** The request **
Return each line of the listing below, unchanged, and omit the images.

— Begin —

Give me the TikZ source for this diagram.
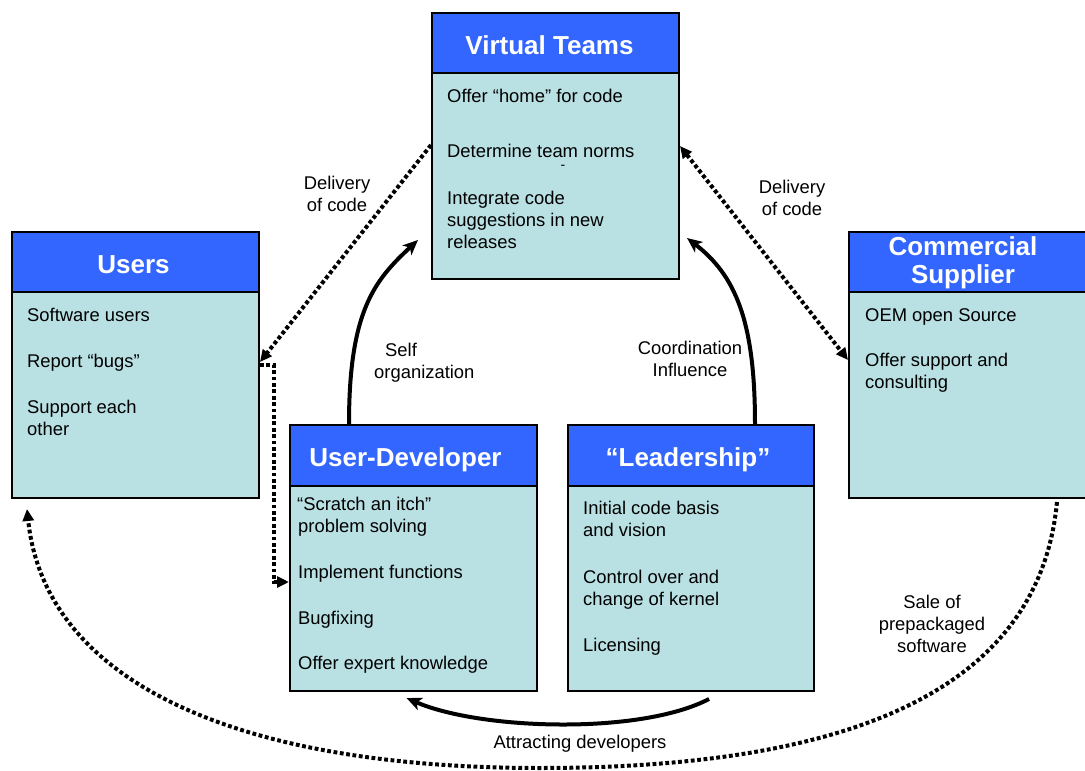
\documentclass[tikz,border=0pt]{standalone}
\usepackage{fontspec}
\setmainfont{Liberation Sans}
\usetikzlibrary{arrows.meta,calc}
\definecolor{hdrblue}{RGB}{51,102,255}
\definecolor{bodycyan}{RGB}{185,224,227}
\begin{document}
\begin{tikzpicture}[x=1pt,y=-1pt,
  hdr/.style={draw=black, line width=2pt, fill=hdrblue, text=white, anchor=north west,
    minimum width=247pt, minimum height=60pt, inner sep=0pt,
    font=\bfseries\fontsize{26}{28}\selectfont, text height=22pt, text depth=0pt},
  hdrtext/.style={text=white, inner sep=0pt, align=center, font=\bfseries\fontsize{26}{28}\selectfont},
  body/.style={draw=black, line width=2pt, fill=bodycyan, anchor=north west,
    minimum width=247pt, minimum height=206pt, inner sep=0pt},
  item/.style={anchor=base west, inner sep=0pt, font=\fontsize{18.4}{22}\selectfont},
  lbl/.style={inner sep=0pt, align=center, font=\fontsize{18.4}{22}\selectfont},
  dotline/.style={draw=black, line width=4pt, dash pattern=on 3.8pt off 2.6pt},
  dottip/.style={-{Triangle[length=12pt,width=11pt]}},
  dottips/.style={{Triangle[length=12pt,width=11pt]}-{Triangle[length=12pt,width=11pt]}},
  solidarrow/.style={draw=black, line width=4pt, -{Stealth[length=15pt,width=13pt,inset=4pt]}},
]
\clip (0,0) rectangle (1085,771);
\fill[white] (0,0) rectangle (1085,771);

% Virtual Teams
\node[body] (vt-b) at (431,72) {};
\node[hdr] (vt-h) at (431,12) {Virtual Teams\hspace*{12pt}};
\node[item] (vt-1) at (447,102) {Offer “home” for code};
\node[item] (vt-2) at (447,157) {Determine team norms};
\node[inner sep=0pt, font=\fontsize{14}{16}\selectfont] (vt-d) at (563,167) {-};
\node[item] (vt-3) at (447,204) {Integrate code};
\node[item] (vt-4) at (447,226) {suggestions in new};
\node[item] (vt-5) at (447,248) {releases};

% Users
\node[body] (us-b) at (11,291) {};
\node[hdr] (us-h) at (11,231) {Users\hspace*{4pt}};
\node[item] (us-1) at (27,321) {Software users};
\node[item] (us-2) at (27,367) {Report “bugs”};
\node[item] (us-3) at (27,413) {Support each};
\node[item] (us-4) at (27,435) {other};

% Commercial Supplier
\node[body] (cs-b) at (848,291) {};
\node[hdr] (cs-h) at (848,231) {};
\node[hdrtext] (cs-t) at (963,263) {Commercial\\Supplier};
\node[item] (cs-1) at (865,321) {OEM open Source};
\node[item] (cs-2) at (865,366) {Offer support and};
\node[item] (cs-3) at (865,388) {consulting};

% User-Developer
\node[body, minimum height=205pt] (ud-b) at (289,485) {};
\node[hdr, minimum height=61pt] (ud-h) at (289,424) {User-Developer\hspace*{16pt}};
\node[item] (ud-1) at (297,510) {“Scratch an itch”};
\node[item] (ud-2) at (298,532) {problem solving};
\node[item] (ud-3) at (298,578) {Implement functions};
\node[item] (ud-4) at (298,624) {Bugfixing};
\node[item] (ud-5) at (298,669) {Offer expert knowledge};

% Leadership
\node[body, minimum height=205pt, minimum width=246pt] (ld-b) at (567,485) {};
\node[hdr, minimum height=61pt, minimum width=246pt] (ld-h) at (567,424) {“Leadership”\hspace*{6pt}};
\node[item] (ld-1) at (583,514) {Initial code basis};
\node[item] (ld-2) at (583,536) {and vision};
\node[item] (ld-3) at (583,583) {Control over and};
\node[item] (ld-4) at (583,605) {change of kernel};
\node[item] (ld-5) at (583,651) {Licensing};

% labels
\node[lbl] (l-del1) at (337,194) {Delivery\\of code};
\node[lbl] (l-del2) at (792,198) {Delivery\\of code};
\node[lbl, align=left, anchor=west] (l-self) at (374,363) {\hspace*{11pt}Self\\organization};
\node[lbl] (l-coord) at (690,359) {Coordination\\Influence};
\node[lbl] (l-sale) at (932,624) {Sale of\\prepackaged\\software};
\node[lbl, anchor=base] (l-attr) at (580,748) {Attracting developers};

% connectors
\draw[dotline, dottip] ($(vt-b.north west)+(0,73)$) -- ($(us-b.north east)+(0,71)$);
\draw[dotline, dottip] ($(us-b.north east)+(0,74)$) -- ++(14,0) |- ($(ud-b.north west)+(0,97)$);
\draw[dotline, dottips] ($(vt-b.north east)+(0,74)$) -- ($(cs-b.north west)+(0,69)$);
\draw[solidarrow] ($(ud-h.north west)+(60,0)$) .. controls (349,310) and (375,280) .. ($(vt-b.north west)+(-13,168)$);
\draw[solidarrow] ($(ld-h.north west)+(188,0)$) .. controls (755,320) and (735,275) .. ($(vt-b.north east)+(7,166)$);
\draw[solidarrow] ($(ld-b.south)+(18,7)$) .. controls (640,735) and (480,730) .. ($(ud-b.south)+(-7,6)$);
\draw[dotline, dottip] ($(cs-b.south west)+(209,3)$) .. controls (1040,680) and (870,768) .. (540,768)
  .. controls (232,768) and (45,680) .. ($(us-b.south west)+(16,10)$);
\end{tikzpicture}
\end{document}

— End —

** Answer in full **
Give me the TikZ source for this diagram.
\documentclass[tikz,border=0pt]{standalone}
\usepackage{fontspec}
\setmainfont{Liberation Sans}
\usetikzlibrary{arrows.meta,calc}
\definecolor{hdrblue}{RGB}{51,102,255}
\definecolor{bodycyan}{RGB}{185,224,227}
\begin{document}
\begin{tikzpicture}[x=1pt,y=-1pt,
  hdr/.style={draw=black, line width=2pt, fill=hdrblue, text=white, anchor=north west,
    minimum width=247pt, minimum height=60pt, inner sep=0pt,
    font=\bfseries\fontsize{26}{28}\selectfont, text height=22pt, text depth=0pt},
  hdrtext/.style={text=white, inner sep=0pt, align=center, font=\bfseries\fontsize{26}{28}\selectfont},
  body/.style={draw=black, line width=2pt, fill=bodycyan, anchor=north west,
    minimum width=247pt, minimum height=206pt, inner sep=0pt},
  item/.style={anchor=base west, inner sep=0pt, font=\fontsize{18.4}{22}\selectfont},
  lbl/.style={inner sep=0pt, align=center, font=\fontsize{18.4}{22}\selectfont},
  dotline/.style={draw=black, line width=4pt, dash pattern=on 3.8pt off 2.6pt},
  dottip/.style={-{Triangle[length=12pt,width=11pt]}},
  dottips/.style={{Triangle[length=12pt,width=11pt]}-{Triangle[length=12pt,width=11pt]}},
  solidarrow/.style={draw=black, line width=4pt, -{Stealth[length=15pt,width=13pt,inset=4pt]}},
]
\clip (0,0) rectangle (1085,771);
\fill[white] (0,0) rectangle (1085,771);

% Virtual Teams
\node[body] (vt-b) at (431,72) {};
\node[hdr] (vt-h) at (431,12) {Virtual Teams\hspace*{12pt}};
\node[item] (vt-1) at (447,102) {Offer “home” for code};
\node[item] (vt-2) at (447,157) {Determine team norms};
\node[inner sep=0pt, font=\fontsize{14}{16}\selectfont] (vt-d) at (563,167) {-};
\node[item] (vt-3) at (447,204) {Integrate code};
\node[item] (vt-4) at (447,226) {suggestions in new};
\node[item] (vt-5) at (447,248) {releases};

% Users
\node[body] (us-b) at (11,291) {};
\node[hdr] (us-h) at (11,231) {Users\hspace*{4pt}};
\node[item] (us-1) at (27,321) {Software users};
\node[item] (us-2) at (27,367) {Report “bugs”};
\node[item] (us-3) at (27,413) {Support each};
\node[item] (us-4) at (27,435) {other};

% Commercial Supplier
\node[body] (cs-b) at (848,291) {};
\node[hdr] (cs-h) at (848,231) {};
\node[hdrtext] (cs-t) at (963,263) {Commercial\\Supplier};
\node[item] (cs-1) at (865,321) {OEM open Source};
\node[item] (cs-2) at (865,366) {Offer support and};
\node[item] (cs-3) at (865,388) {consulting};

% User-Developer
\node[body, minimum height=205pt] (ud-b) at (289,485) {};
\node[hdr, minimum height=61pt] (ud-h) at (289,424) {User-Developer\hspace*{16pt}};
\node[item] (ud-1) at (297,510) {“Scratch an itch”};
\node[item] (ud-2) at (298,532) {problem solving};
\node[item] (ud-3) at (298,578) {Implement functions};
\node[item] (ud-4) at (298,624) {Bugfixing};
\node[item] (ud-5) at (298,669) {Offer expert knowledge};

% Leadership
\node[body, minimum height=205pt, minimum width=246pt] (ld-b) at (567,485) {};
\node[hdr, minimum height=61pt, minimum width=246pt] (ld-h) at (567,424) {“Leadership”\hspace*{6pt}};
\node[item] (ld-1) at (583,514) {Initial code basis};
\node[item] (ld-2) at (583,536) {and vision};
\node[item] (ld-3) at (583,583) {Control over and};
\node[item] (ld-4) at (583,605) {change of kernel};
\node[item] (ld-5) at (583,651) {Licensing};

% labels
\node[lbl] (l-del1) at (337,194) {Delivery\\of code};
\node[lbl] (l-del2) at (792,198) {Delivery\\of code};
\node[lbl, align=left, anchor=west] (l-self) at (374,363) {\hspace*{11pt}Self\\organization};
\node[lbl] (l-coord) at (690,359) {Coordination\\Influence};
\node[lbl] (l-sale) at (932,624) {Sale of\\prepackaged\\software};
\node[lbl, anchor=base] (l-attr) at (580,748) {Attracting developers};

% connectors
\draw[dotline, dottip] ($(vt-b.north west)+(0,73)$) -- ($(us-b.north east)+(0,71)$);
\draw[dotline, dottip] ($(us-b.north east)+(0,74)$) -- ++(14,0) |- ($(ud-b.north west)+(0,97)$);
\draw[dotline, dottips] ($(vt-b.north east)+(0,74)$) -- ($(cs-b.north west)+(0,69)$);
\draw[solidarrow] ($(ud-h.north west)+(60,0)$) .. controls (349,310) and (375,280) .. ($(vt-b.north west)+(-13,168)$);
\draw[solidarrow] ($(ld-h.north west)+(188,0)$) .. controls (755,320) and (735,275) .. ($(vt-b.north east)+(7,166)$);
\draw[solidarrow] ($(ld-b.south)+(18,7)$) .. controls (640,735) and (480,730) .. ($(ud-b.south)+(-7,6)$);
\draw[dotline, dottip] ($(cs-b.south west)+(209,3)$) .. controls (1040,680) and (870,768) .. (540,768)
  .. controls (232,768) and (45,680) .. ($(us-b.south west)+(16,10)$);
\end{tikzpicture}
\end{document}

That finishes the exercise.